Stratbase ADRi President Prof. Dindo Manhit, in his opening remarks, said: “We need to mitigate the contingent and enduring consequences of this health crisis. The President should have given the people a reality check and a clear direction for economic recovery in his final year in office, which were not evident in his final State of the Nation Address.”

“I would say that since 2016 we have suffered a pandemic of disinformation. Hopefully, collectively as a society, independent institutions, the media, people in social media, should realize that it is time for us to look for these types of candidates, not based on political narratives or spins.”

Dr. Edilberto de Jesus, professor emeritus and former president of the Asian Institute of Management (AIM), and former Education Secretary, said: “Clearly the (drug) problem had been oversimplified into a law and order issue, which experts are telling us the drug problem is not.”

“It was also a public health issue; it was also a poverty issue, and the problem was that this approach to the drug problem tended to spill over into his approach to other concerns such as the pandemic taken mainly as a law enforcement problem.”

“The consequence of this approach was that it reinforced an oversimplified approach to serious, complicated, complex governance issues including the issue of the pandemic and the issue of national security,” De Jesus added.

“I have found difficult to understand but the review of his administration from national bodies and intellectuals, as well as foreign reviews of his success always focused on his ability to retain the trust and approval of the populace and I think this is one of the things that we will need to address moving forward,” he said.

Former Ombudsman Justice Conchita Carpio-Morales said: “(President Duterte) said he was going to curtail the drug problem in six months. It’s been more than five years, but today the drug problem has not been controlled.”

“And In fact, I think it’s getting worse. Every day, we almost get daily accounts of drugs being imported to the country and probably coming from China,” Carpio-Morales said.

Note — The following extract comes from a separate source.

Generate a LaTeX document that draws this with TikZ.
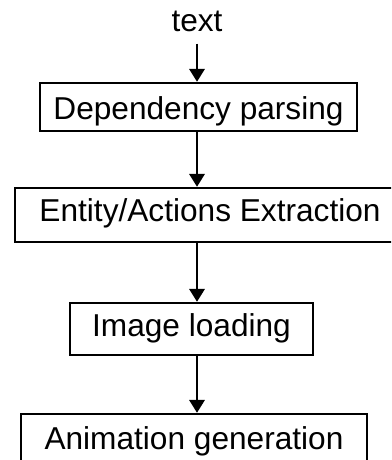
\documentclass[tikz,border=0pt]{standalone}
\usepackage{fontspec}
\setmainfont{Liberation Sans}
\usetikzlibrary{arrows.meta}
\tikzset{
  stage/.style={draw, line width=0.06cm, inner sep=0pt, anchor=base,
    text height=0.85cm, text depth=0.45cm, font=\fontsize{22.5}{26}\selectfont},
  flow/.style={line width=0.06cm, -{Triangle[width=0.38cm,length=0.32cm]}}
}
\begin{document}
\begin{tikzpicture}
\useasboundingbox (0,0) rectangle (9.775 cm,11.5 cm);
\clip (0,0) rectangle (9.775 cm,11.5 cm);
\node[anchor=base, inner sep=0pt, font=\fontsize{22.5}{26}\selectfont] (txt) at (4.925 cm, 10.7 cm) {text};
\node[stage, minimum width=7.925cm, text height=0.925cm, text depth=0.275cm] (dep) at (4.9625 cm, 8.5 cm) {Dependency parsing};
\node[stage, minimum width=9.75cm, text depth=0.5cm] (ent) at (5.25 cm, 5.95 cm) {Entity/Actions Extraction};
\node[stage, minimum width=6.075cm] (img) at (4.7875 cm, 3.075 cm) {Image loading};
\node[stage, minimum width=8.65cm, text height=0.9cm] (ani) at (4.85 cm, 0.25 cm) {Animation generation};
\draw[flow, shorten <=0.275cm] (txt.south) -- (dep.north -| txt);
\draw[flow] (dep.south -| txt) -- (ent.north -| txt);
\draw[flow] (ent.south -| txt) -- (img.north -| txt);
\draw[flow] (img.south -| txt) -- (ani.north -| txt);
\end{tikzpicture}
\end{document}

“Although the president was not ready to mention the name of China because well, as he is known by everybody, he loves Xi Jin Ping and, therefore he was careful enough not to displease his ‘inamorata,’” she added.

“As far as the President’s claims of achievements are concerned, which have been proven to be inaccurate, I am reminded of that quote, which says ‘Kind nature consoles with shadows for lack of substantial. The thirsty man dreams of fountains and running streams, the hungry men of banquets, and the poor man of heaps of hidden gold, nothing is more opulent than the imagination of the beggar,’” Carpio-Morales said.